Calça da Gang toda a mulher qué, uns R$ 200 pra deixa a bunda em pé
CALÇA DA GANG
Canção do Furacão 2000, citada no livro "O Jeans do Brasil"
O jeans brasileiro é mundialmente importante?
Gabriela: O Brasil é referência no seu estilo de jeans, assim como o Japão e a Holanda também são, mas não é um exportador de jeans como é, por exemplo, a moda praia.
Qual leitura vocês fazem do nosso mercado de jeans agora?
Gabriela: Acompanhamos o auge das marcas mais criativas, como Zoomp, Forum, Soft Machine, Triton, M. Officer e outras nas décadas de 1980 e 1990, mas foi um movimento que perdeu força. Hoje, percebemos o jeans muito democratizado, uma roupa básica do guarda-roupa brasileiro. As marcas mais inovadoras que estão começando hoje têm uma pegada de sustentabilidade.
Uma das críticas que se faz ao jeans tem a ver com poluição, principalmente para os tingimentos...
Gabriela: Sim, quando a lavanderia começou, havia muita base química, nociva ao meio ambiente. Mas começaram a se desenvolver processos tecnológicos. Atualmente, há inúmeras formas de lavar e de trazer o efeito para o jeans poluindo menos, às vezes sem usar água, apenas o ozônio. Temos visto jeans com menos efeitos, com essa pegada de sustentabilidade.

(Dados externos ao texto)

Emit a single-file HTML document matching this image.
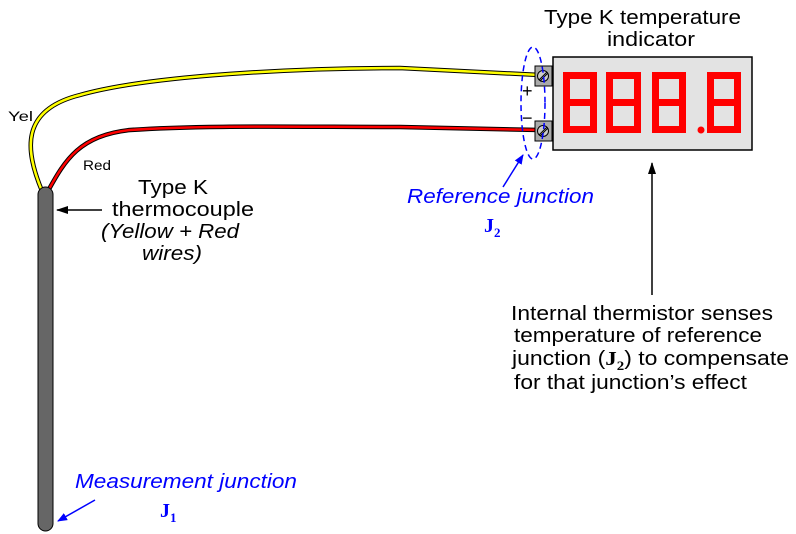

Qual é o futuro do denim brasileiro?
Jussara: Queríamos falar do futuro, mas sem nos apropriar da certeza. Trouxemos o setor para uma conversa e, fazendo perguntas baseadas numa metodologia, tivemos insights que classificamos “possível”, “plausível” e “provável” para tendências de produção, consumo e reutilização do jeans.
Gabriela: Hoje, o pós-consumo é uma questão importante da moda, porque é preciso dar uma segunda vida para a roupa e fazer um processo circular, seja através de upcycling, de desfibrar para construir novos tecidos, etc.
Jussara: Precisamos começar a oferecer para o brasileiro as nossas próprias histórias, e este livro mostra a trajetória desde a produção do algodão, ando pelas tecelagens e confecções, e chegando até a loja. É preciso que as pessoas entendam como se constrói esse processo extenso, complexo e trabalhoso, que envolve muita mão de obra.